The State is an institution created and ordained by God. It is considered God’s “minister” to exercise authority in condoning good and condemning evil. Additionally, the Bible teaches that God has put it in place for service to Him and the good of the citizens (Rom. 13:4). I want to make this point very clear: The Institution of Government is a good thing. It is designed to restrain evil and enact good and righteous decrees that conform to God’s Law.

However, Romans 13 is not an excuse for tyranny. Just because the State is ordained by God doesn’t mean that it gets a pass when it uses its authority to oppress people. When the strong arm of the State squashes people’s God-given rights, condones evil and condemns good, then it has violated the principle of Romans 13. It ceases to no longer be for the good of the people and sins against God.

Some argue that at the time Romans 13 was written, Caesar ruled with unparalleled authority and Paul is exhorting these Christians to submit in a time where rights and freedoms were non-existent.

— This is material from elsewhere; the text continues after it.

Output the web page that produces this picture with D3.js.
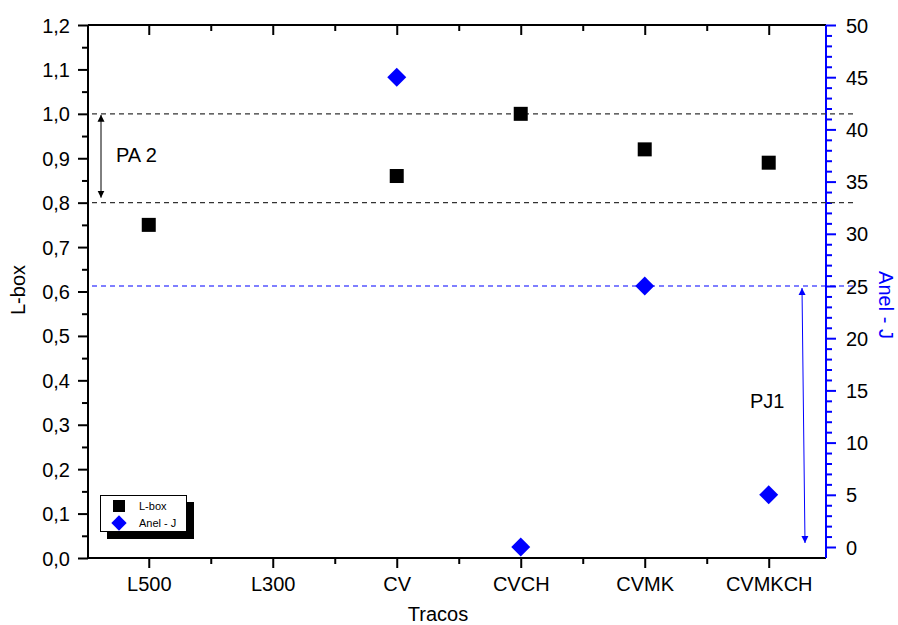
<!DOCTYPE html>
<html><head><meta charset="utf-8">
<script src="https://cdn.jsdelivr.net/npm/d3@7"></script>
<style>body{margin:0;background:#fff;} text{font-family:Arial,"Liberation Sans",sans-serif;}</style>
</head><body><svg id="c" width="898" height="625"></svg>
<script>
const categories = ["L500","L300","CV","CVCH","CVMK","CVMKCH"];
const lboxValues = [0.75, null, 0.86, 1.00, 0.92, 0.89];
const anelValues = [null, null, 45, 0, 25, 5];
const leftTicks = [0,0.1,0.2,0.3,0.4,0.5,0.6,0.7,0.8,0.9,1.0,1.1,1.2];
const rightTicks = [0,5,10,15,20,25,30,35,40,45,50];
const refLines = [1.0, 0.8];
const pjLimit = 25;

const svg = d3.select("#c");
const L=88, R=826, T=25, B=558;
const x = d3.scaleLinear().domain([0.51,6.462]).range([L,R]);
const y = d3.scaleLinear().domain([0,1.2]).range([B,T]);
const y2 = d3.scaleLinear().domain([0,50]).range([547,25]);
const fmt = d => d3.format(".1f")(d).replace(".",",");

// left axis
const gl = svg.append("g").attr("transform",`translate(${L},0)`);
gl.call(d3.axisLeft(y).tickValues(leftTicks).tickFormat(fmt).tickSize(10).tickSizeOuter(0));
gl.append("g").call(d3.axisLeft(y).tickValues(d3.range(0.05,1.2,0.1)).tickFormat("").tickSize(6).tickSizeOuter(0));
// right axis
const gr = svg.append("g").attr("transform",`translate(${R},0)`);
gr.call(d3.axisRight(y2).tickValues(rightTicks).tickSize(10).tickSizeOuter(0));
gr.append("g").call(d3.axisRight(y2).tickValues(d3.range(0,51,1).filter(v=>v%5)).tickFormat("").tickSize(6).tickSizeOuter(0));
gr.selectAll("line").attr("stroke","#0000ff").attr("stroke-width",2);
gr.selectAll("path").remove();
// bottom axis
const gb = svg.append("g").attr("transform",`translate(0,${B})`);
gb.call(d3.axisBottom(x).tickValues(d3.range(1,7)).tickFormat(i=>categories[i-1]).tickSize(10).tickSizeOuter(0));
gb.append("g").call(d3.axisBottom(x).tickValues([1.5,2.5,3.5,4.5,5.5]).tickFormat("").tickSize(6).tickSizeOuter(0));
// top axis
const gt = svg.append("g").attr("transform",`translate(0,${T})`);
gt.call(d3.axisBottom(x).tickValues(d3.range(1,7)).tickFormat("").tickSize(10).tickSizeOuter(0));
gt.append("g").call(d3.axisBottom(x).tickValues([1.5,2.5,3.5,4.5,5.5]).tickFormat("").tickSize(6).tickSizeOuter(0));
gt.selectAll("path").remove();

[gl,gb,gt].forEach(g=>{g.selectAll("line").attr("stroke","#000").attr("stroke-width",2);});
svg.selectAll(".domain").remove();
svg.selectAll(".tick text").attr("font-size",20).attr("fill","#000").attr("font-family","Arial, 'Liberation Sans', sans-serif");
gl.selectAll(".tick text").attr("x",-18).attr("dy","0.35em");
gr.selectAll(".tick text").attr("x",20).attr("dy","0.35em");
gb.selectAll(".tick text").attr("y",19).attr("dy","0.71em");

// frame lines
svg.append("line").attr("x1",L).attr("x2",L).attr("y1",T).attr("y2",B).attr("stroke","#000").attr("stroke-width",2);
svg.append("line").attr("x1",L).attr("x2",R).attr("y1",B).attr("y2",B).attr("stroke","#000").attr("stroke-width",2);
svg.append("line").attr("x1",L).attr("x2",R).attr("y1",T).attr("y2",T).attr("stroke","#000").attr("stroke-width",2);
svg.append("line").attr("x1",R).attr("x2",R).attr("y1",T).attr("y2",B).attr("stroke","#0000ff").attr("stroke-width",2);

// reference lines
refLines.forEach(v=>svg.append("line").attr("x1",L+4).attr("x2",856).attr("y1",y(v)).attr("y2",y(v))
  .attr("stroke","#333").attr("stroke-width",1.2).attr("stroke-dasharray","5,4"));
svg.append("line").attr("x1",L+4).attr("x2",856).attr("y1",y2(pjLimit)).attr("y2",y2(pjLimit))
  .attr("stroke","#0000ff").attr("stroke-width",1.2).attr("stroke-dasharray","5,4");

// arrows
const defs = svg.append("defs");
function marker(id,color){
  defs.append("marker").attr("id",id).attr("viewBox","0 0 10 10").attr("refX",10).attr("refY",5)
   .attr("markerWidth",7).attr("markerHeight",14).attr("markerUnits","userSpaceOnUse").attr("orient","auto-start-reverse")
   .append("path").attr("d","M0,0 L10,5 L0,10 Z").attr("fill",color);
}
marker("ab","#000"); marker("abl","#0000ff");
svg.append("line").attr("x1",101).attr("x2",101).attr("y1",y(1.0)+1).attr("y2",y(0.8)-5)
  .attr("stroke","#000").attr("stroke-width",1).attr("marker-start","url(#ab)").attr("marker-end","url(#ab)");
svg.append("text").attr("x",116).attr("y",162).attr("font-size",20).text("PA 2");
svg.append("line").attr("x1",802).attr("x2",805).attr("y1",y2(pjLimit)+2).attr("y2",543)
  .attr("stroke","#0000ff").attr("stroke-width",1).attr("marker-start","url(#abl)").attr("marker-end","url(#abl)");
svg.append("text").attr("x",750).attr("y",408).attr("font-size",20).text("PJ1");

// points
const sq = 14;
svg.append("g").selectAll("rect").data(lboxValues.map((v,i)=>({v,i})).filter(d=>d.v!=null)).join("rect")
  .attr("x",d=>x(d.i+1)-sq/2).attr("y",d=>y(d.v)-sq/2).attr("width",sq).attr("height",sq).attr("fill","#000");
const dia = d3.symbol().type(d3.symbolDiamond2).size(230);
svg.append("g").selectAll("path").data(anelValues.map((v,i)=>({v,i})).filter(d=>d.v!=null)).join("path")
  .attr("transform",d=>`translate(${x(d.i+1)},${y2(d.v)})`).attr("d",dia).attr("fill","#0000ff");

// legend
svg.append("rect").attr("x",107).attr("y",502).attr("width",87).attr("height",37).attr("fill","#000");
svg.append("rect").attr("x",100.5).attr("y",495.5).attr("width",86).attr("height",36).attr("fill","#fff").attr("stroke","#000").attr("stroke-width",1);
svg.append("rect").attr("x",113).attr("y",500).attr("width",12).attr("height",12).attr("fill","#000");
svg.append("path").attr("transform","translate(119,523)").attr("d",d3.symbol().type(d3.symbolDiamond2).size(150)).attr("fill","#0000ff");
svg.append("text").attr("x",139).attr("y",510).attr("font-size",11).text("L-box");
svg.append("text").attr("x",139).attr("y",527).attr("font-size",11).text("Anel - J");

// axis titles
svg.append("text").attr("transform","translate(25,290) rotate(-90)").attr("text-anchor","middle").attr("font-size",20).text("L-box");
svg.append("text").attr("transform","translate(879,305) rotate(90)").attr("text-anchor","middle").attr("font-size",20).attr("fill","#0000ff").text("Anel - J");
svg.append("text").attr("x",438).attr("y",621).attr("text-anchor","middle").attr("font-size",20).text("Tracos");
</script></body></html>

Therefore, we, in 21st century America, should follow suit and pay little attention to our rights and only civilly disobey when there is outright and blatant religious persecution.

However, the same apostle who wrote Romans 13 also appealed for his rights as a Roman citizen in Acts 16:37-38, 25:10-11. To say that Paul meant for total compliance toward the State in Romans 13 while at the same time standing in defiance of an unjust ruling in Acts 16 pits the Bible against itself and makes Paul look hypocritical. Paul understood the role of government in maintaining equity for all people and that it should be challenged when they are negligent to promote that end.

The Biblical limitation of the State was the common understanding for generations of Christians. Christians for centuries have always believed that Romans 13 does not say that the Government’s authority is limitless and should be obeyed without question. Nor does it give it a license to take away the rights of the people. Commenting on this issue, John Calvin in his Institutes of Christian Religion, stated that if the State neglects to maintain the defense or is unconcerned about the rights of individuals, that they are “perfidious to their office and traitors to their country.” In other words, they must be opposed and called to repentance.

So, again, does the Government have the authority to tell a church how, when and where it should be able to practice its religious convictions?

The answer is no.

Irrespective of extraordinary circumstances, the jurisdiction of the State ends at the threshold of the church door. Only in the event when there is a clear violation of a magisterial law as outlined in Scripture (i.e. murder, rape, theft, etc.) then the State should punish evil (Rom. 13:4). Until that happens, the State has no right to infringe its will on the church in the same way that it has no right to encroach on family governance. The separation must be maintained.

Moving forward, as Christians, we have the responsibility to be good citizens and “render to Caesar what is Caesar’s.” This does not mean we unflinchingly bow the knee or kowtow to every whim of the State. Because the State is full of sinful people, there should be a healthy dose of caution regarding what it says and does. Furthermore, as churches, we need to guard ourselves against governmental intrusion. Cracking the door ever so slightly will invariably lead to the door being opened completely and then it will be too late to decry tyranny.

The church doors will always be open to any who are seeking the Lord but they will shut on anyone who infringes on the liberty to worship Christ according to Biblical convictions.